O que seria a Espanha para mim aos 10 anos? Um país que inicialmente se resumia a uma terra chamada Galícia, povoada de lendas e seres inquietos, dispostos a partir em busca de novos territórios. Habitantes, no entanto, movidos pelo instinto de volta, alimentados pelo fervor da saudade. Tendo como desculpa a origem celta, indomáveis desbravadores do imaginário.
Galícia recebeu-me ao longo de dois anos. Uma travessia cumprida através do meu crescimento físico, das descobertas incessantes, das mudanças sazonais, da conquista de duas línguas aprendidas simultaneamente, o galego, com paladar montanhês, que se fundiu um dia com o português, e o castelhano, altivo e descampado. Ambas as línguas impregnaram-me a sensibilidade para o viver linguístico de outros povos(...)
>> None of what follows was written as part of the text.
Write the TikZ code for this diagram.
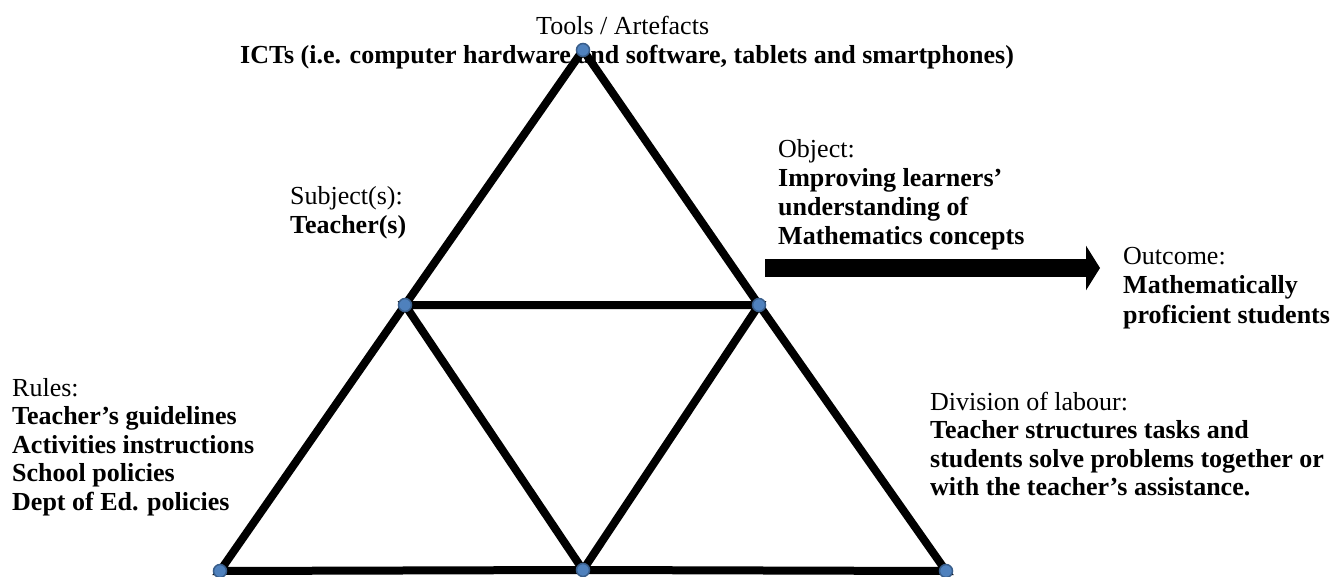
\documentclass[tikz,border=0pt]{standalone}
\usepackage{fontspec}
\setmainfont{Liberation Serif}
\usetikzlibrary{arrows.meta}
\tikzset{
  lbl/.style={anchor=base west, inner sep=0pt, font=\fontsize{26}{28.5}\selectfont},
  blbl/.style={lbl, font=\fontsize{26}{28.5}\selectfont\bfseries},
  edge/.style={line width=8pt, black, line cap=round},
  vtx/.style={circle, fill={rgb,255:red,79;green,129;blue,189}, draw={rgb,255:red,56;green,93;blue,138}, line width=1.5pt, minimum size=13pt, inner sep=0pt},
  bigarrow/.style={line width=18pt, -{Triangle[length=14pt,width=44pt]}}
}
\begin{document}
\begin{tikzpicture}[x=1pt,y=-1pt]
\useasboundingbox (0,0) rectangle (1338,577);
% texts
\node[lbl]  (tools) at (536,35) {Tools / Artefacts};
\node[blbl] (icts)  at (240,64) {ICTs (i.e. computer hardware and software, tablets and smartphones)};
\node[lbl]  (subj)  at (290,205) {Subject(s):};
\node[blbl] (teach) at (290,234) {Teacher(s)};
\node[lbl]  (obj1)  at (778,158) {Object:};
\node[blbl] (obj2)  at (778,187) {Improving learners’};
\node[blbl] (obj3)  at (778,216) {understanding of};
\node[blbl] (obj4)  at (778,245) {Mathematics concepts};
\node[lbl]  (out1)  at (1123,265) {Outcome:};
\node[blbl] (out2)  at (1123,294) {Mathematically};
\node[blbl] (out3)  at (1123,323) {proficient students};
\node[lbl]  (rul1)  at (12,396) {Rules:};
\node[blbl] (rul2)  at (12,424.5) {Teacher’s guidelines};
\node[blbl] (rul3)  at (12,453) {Activities instructions};
\node[blbl] (rul4)  at (12,481.5) {School policies};
\node[blbl] (rul5)  at (12,510) {Dept of Ed. policies};
\node[lbl]  (div1)  at (930,410) {Division of labour:};
\node[blbl] (div2)  at (930,438.5) {Teacher structures tasks and};
\node[blbl] (div3)  at (930,467) {students solve problems together or};
\node[blbl] (div4)  at (930,495.5) {with the teacher’s assistance.};
% vertices
\coordinate (A)  at (583,50);
\coordinate (L)  at (405,305);
\coordinate (R)  at (759,305);
\coordinate (BL) at (220,571);
\coordinate (BM) at (583,570);
\coordinate (BR) at (946,571);
% edges
\draw[edge] (A) -- (L) -- (BL) -- (BM) -- (BR) -- (R) -- cycle;
\draw[edge] (L) -- (R) -- (BM) -- cycle;
% arrow
\coordinate (tail) at (765,268);
\coordinate (tip)  at (1100,268);
\draw[bigarrow] (tail) -- (tip);
% dots
\foreach \p in {A,L,R,BL,BM,BR} \node[vtx] (d\p) at (\p) {};
\end{tikzpicture}
\end{document}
A partir de agosto, com as festas de verão, a vida se intensificava. A cada domingo havia que se deslocar para a aldeia cujo calendário celebrava o seu santo, o padroeiro do local. A protetora de Borela era Nossa Senhora de "Dolores"; cuja comemoração atraía amigos e curiosos. A festa começava com o leilão em que as famílias disputavam o privilégio de carregar sobre os ombros o andor com a santa em destaque. Após a missa, a praxe era a reunião no átrio, quando se dançava ao som dos gaiteiros contratados para esta finalidade.
As festas, quase medievais, pertencentes à comunidade, enfeitavam-se com flores, guirlandas, bandeiras, e havia fogos de artifício. Também leilões, feiras, exibições, comidas típicas, sem falar nas gaitas de foles.
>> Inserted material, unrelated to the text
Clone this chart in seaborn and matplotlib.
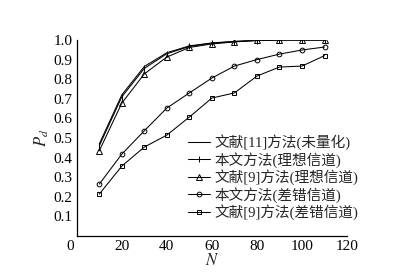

Chamada de "a brasileira", eu participava intensamente dos festejos. Lidava com o tesouro das lavouras galegas, com as práticas camponesas, intuindo que aquele povo, condenado ao pungente esforço de arrancar da terra milho, batata, nabiças, também sabia rir, contar histórias, fruir o tempo, conquistar a América. E ainda amava as vacas, os porcos louros, gigantes como Teseu. Alguns destes suínos atingindo a marca de trezentos quilos de carne e gordura. Tal circunstância não lhes prejudicando a elegância, quando seguiam em direção ao rio. Pois, ao contrário do que se acreditava, tinham índole limpa, amavam a água. Banhavam-se longamente à beira do rio, fazendo companhia às lavadeiras(...)
Era comum sentar-me no final da tarde, ao lado dos velhos à beira da morte, cobrando-lhes histórias que podiam ser de um bisavô, vizinho, bandoleiro, do repertório da guerra civil.
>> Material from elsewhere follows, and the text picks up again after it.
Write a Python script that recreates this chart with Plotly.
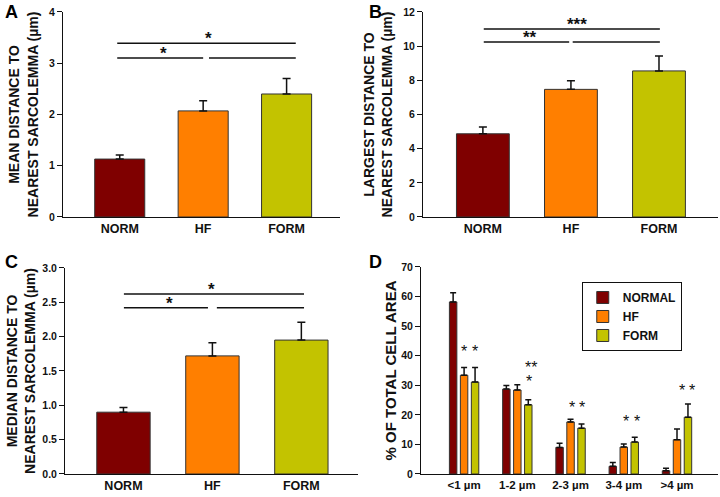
import plotly.graph_objects as go

FONT = "Liberation Sans, Arial, sans-serif"

# ---------------- data ----------------
groups = ["NORM", "HF", "FORM"]
colors = ["#7f0000", "#ff7f00", "#c3c300"]

mean_dist = [1.13, 2.07, 2.40]
mean_sem = [0.08, 0.20, 0.30]

largest_dist = [4.87, 7.47, 8.55]
largest_sem = [0.40, 0.50, 0.87]

median_dist = [0.90, 1.72, 1.95]
median_sem = [0.07, 0.19, 0.26]

bins = ["<1 µm", "1-2 µm", "2-3 µm", "3-4 µm", ">4 µm"]
series_names = ["NORMAL", "HF", "FORM"]
normal_pct = [58.2, 28.7, 9.0, 2.6, 1.1]
normal_sem = [3.1, 1.2, 1.4, 1.3, 0.8]
hf_pct = [33.4, 28.4, 17.6, 9.1, 11.6]
hf_sem = [2.6, 1.8, 0.9, 1.0, 3.6]
form_pct = [31.1, 23.4, 15.5, 10.8, 19.2]
form_sem = [4.9, 1.7, 1.4, 1.6, 4.5]

# significance brackets: (x0, x1, y, star text, star x)
sig_A = [(-0.03, 2.11, 3.39, "*", 1.06), (-0.03, 1.0, 3.10, "*", 0.52), (1.07, 2.11, 3.10, "", None)]
sig_B = [(0.01, 2.01, 11.0, "***", 1.07), (0.01, 0.98, 10.24, "**", 0.53), (1.02, 2.01, 10.24, "", None)]
sig_C = [(0.005, 2.03, 2.62, "*", 0.99), (0.005, 0.95, 2.42, "*", 0.52), (1.05, 2.03, 2.42, "", None)]

# D stars: (bin index, offset within bin, y value, text)
stars_D = [(0, 0.0, 40.0, "*"), (0, 0.206, 40.0, "*"),
           (1, 0.25, 34.5, "**"), (1, 0.21, 29.8, "*"),
           (2, 0.03, 21.0, "*"), (2, 0.22, 21.0, "*"),
           (3, 0.05, 16.3, "*"), (3, 0.25, 16.3, "*"),
           (4, 0.09, 26.8, "*"), (4, 0.29, 26.8, "*")]

fig = go.Figure()

def add_simple(vals, sems, xa, ya):
    fig.add_trace(go.Bar(
        x=groups, y=vals, width=0.6,
        marker=dict(color=colors, line=dict(color="#333333", width=1)),
        error_y=dict(type="data", array=sems, arrayminus=[0] * len(sems), symmetric=False,
                     color="#111111", thickness=1.5, width=4),
        xaxis=xa, yaxis=ya, showlegend=False))

add_simple(mean_dist, mean_sem, "x", "y")
add_simple(largest_dist, largest_sem, "x2", "y2")
add_simple(median_dist, median_sem, "x3", "y3")

for name, vals, sems, col in zip(series_names, [normal_pct, hf_pct, form_pct],
                                 [normal_sem, hf_sem, form_sem], colors):
    fig.add_trace(go.Bar(
        x=bins, y=vals, name=name,
        marker=dict(color=col, line=dict(color="#333333", width=1)),
        error_y=dict(type="data", array=sems, arrayminus=[0] * len(sems), symmetric=False,
                     color="#111111", thickness=1.5, width=3),
        xaxis="x4", yaxis="y4"))

shapes = []
annotations = []

def add_sig(sig, xr, yr):
    for x0, x1, y, txt, sx in sig:
        shapes.append(dict(type="line", xref=xr, yref=yr, x0=x0, x1=x1, y0=y, y1=y,
                           line=dict(color="#111111", width=1.5)))
        if txt:
            annotations.append(dict(xref=xr, yref=yr, x=sx, y=y, text=txt, showarrow=False,
                                    xanchor="center", yanchor="bottom", yshift=-7,
                                    font=dict(family=FONT, size=17, color="#111111", weight="bold")))

add_sig(sig_A, "x", "y")
add_sig(sig_B, "x2", "y2")
add_sig(sig_C, "x3", "y3")

for bi, off, sy, txt in stars_D:
    annotations.append(dict(xref="x4", yref="y4", x=bi + off, y=sy, text=txt, showarrow=False,
                            xanchor="center", yanchor="bottom", yshift=-6,
                            font=dict(family=FONT, size=16, color="#111111")))

for letter, px, py in [("A", 0.004, 1.0), ("B", 0.51, 1.0), ("C", 0.004, 0.497), ("D", 0.51, 0.497)]:
    annotations.append(dict(xref="paper", yref="paper", x=px, y=py, text=letter, showarrow=False,
                            xanchor="left", yanchor="top",
                            font=dict(family=FONT, size=18, color="#000000", weight="bold")))

def yax(domain, rng, dtick, anchor, title, tsize, standoff, fmt=None):
    d = dict(domain=domain, range=rng, dtick=dtick, anchor=anchor, showline=True, linecolor="#111111",
             linewidth=1, ticks="outside", ticklen=5, tickcolor="#111111", showgrid=False,
             zeroline=False, automargin=False,
             tickfont=dict(family=FONT, size=10.5, color="#111111", weight="bold"),
             title=dict(text=title, standoff=standoff,
                        font=dict(family=FONT, size=tsize, color="#111111", weight="bold")))
    if fmt:
        d["tickformat"] = fmt
    return d

def xax(domain, rng, anchor, fsize):
    return dict(domain=domain, range=rng, anchor=anchor, showline=True, linecolor="#111111",
                linewidth=1, ticks="", showgrid=False, zeroline=False, automargin=False,
                tickfont=dict(family=FONT, size=fsize, color="#111111", weight="bold"))

fig.update_layout(
    width=720, height=497,
    margin=dict(l=0, r=0, t=0, b=0, pad=0),
    paper_bgcolor="white", plot_bgcolor="white",
    barmode="group", bargap=0.382, bargroupgap=0.32,
    xaxis=xax([0.0875, 0.4722], [-0.68, 2.64], "y", 12.5),
    yaxis=yax([0.5634, 0.9759], [0, 4], 1, "x", "MEAN DISTANCE TO<br>NEAREST SARCOLEMMA (µm)", 14, 7),
    xaxis2=xax([0.5875, 0.9972], [-0.68, 2.67], "y2", 12.5),
    yaxis2=yax([0.5634, 0.9759], [0, 12], 2, "x2", "LARGEST DISTANCE TO<br>NEAREST SARCOLEMMA (µm)", 14, 7),
    xaxis3=xax([0.0903, 0.497], [-0.657, 2.635], "y3", 12.5),
    yaxis3=yax([0.0463, 0.4608], [0, 3], 0.5, "x3", "MEDIAN DISTANCE TO<br>NEAREST SARCOLEMMA (µm)", 14, 3, ".1f"),
    xaxis4=xax([0.5847, 0.9972], [-0.81, 4.77], "y4", 11.5),
    yaxis4=yax([0.0463, 0.4628], [0, 70], 10, "x4", "% OF TOTAL CELL AREA", 15, 0),
    legend=dict(x=0.808, y=0.4326, xanchor="left", yanchor="top",
                bordercolor="#111111", borderwidth=1, bgcolor="white",
                font=dict(family=FONT, size=12, color="#111111", weight="bold"),
                tracegroupgap=0, itemwidth=30),
    shapes=shapes, annotations=annotations,
)

fig.write_html("out.html", config={"displayModeBar": False},
               post_script="document.body.style.margin='0';document.body.style.overflow='hidden';")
E, enquanto eles davam início a uma narrativa sem tempo certo para encerrar-se, fui aprendendo que só saberia narrá-las no futuro, e com relativa fidelidade, se me convertesse na escritora que, a pretexto de falar de mim, estivesse, de verdade falando da coletividade, que é a única narrativa que merece subsistir.
Nélida Piñon
http://www.youtube.com/watch?v=BoE7JoFNdTo&feature=related
Que coincidência! "Coração Andarilho" foi o primeiro livro que li este ano. Não tinha lido nada da Nélida Piñon e apreciei a sua prosa.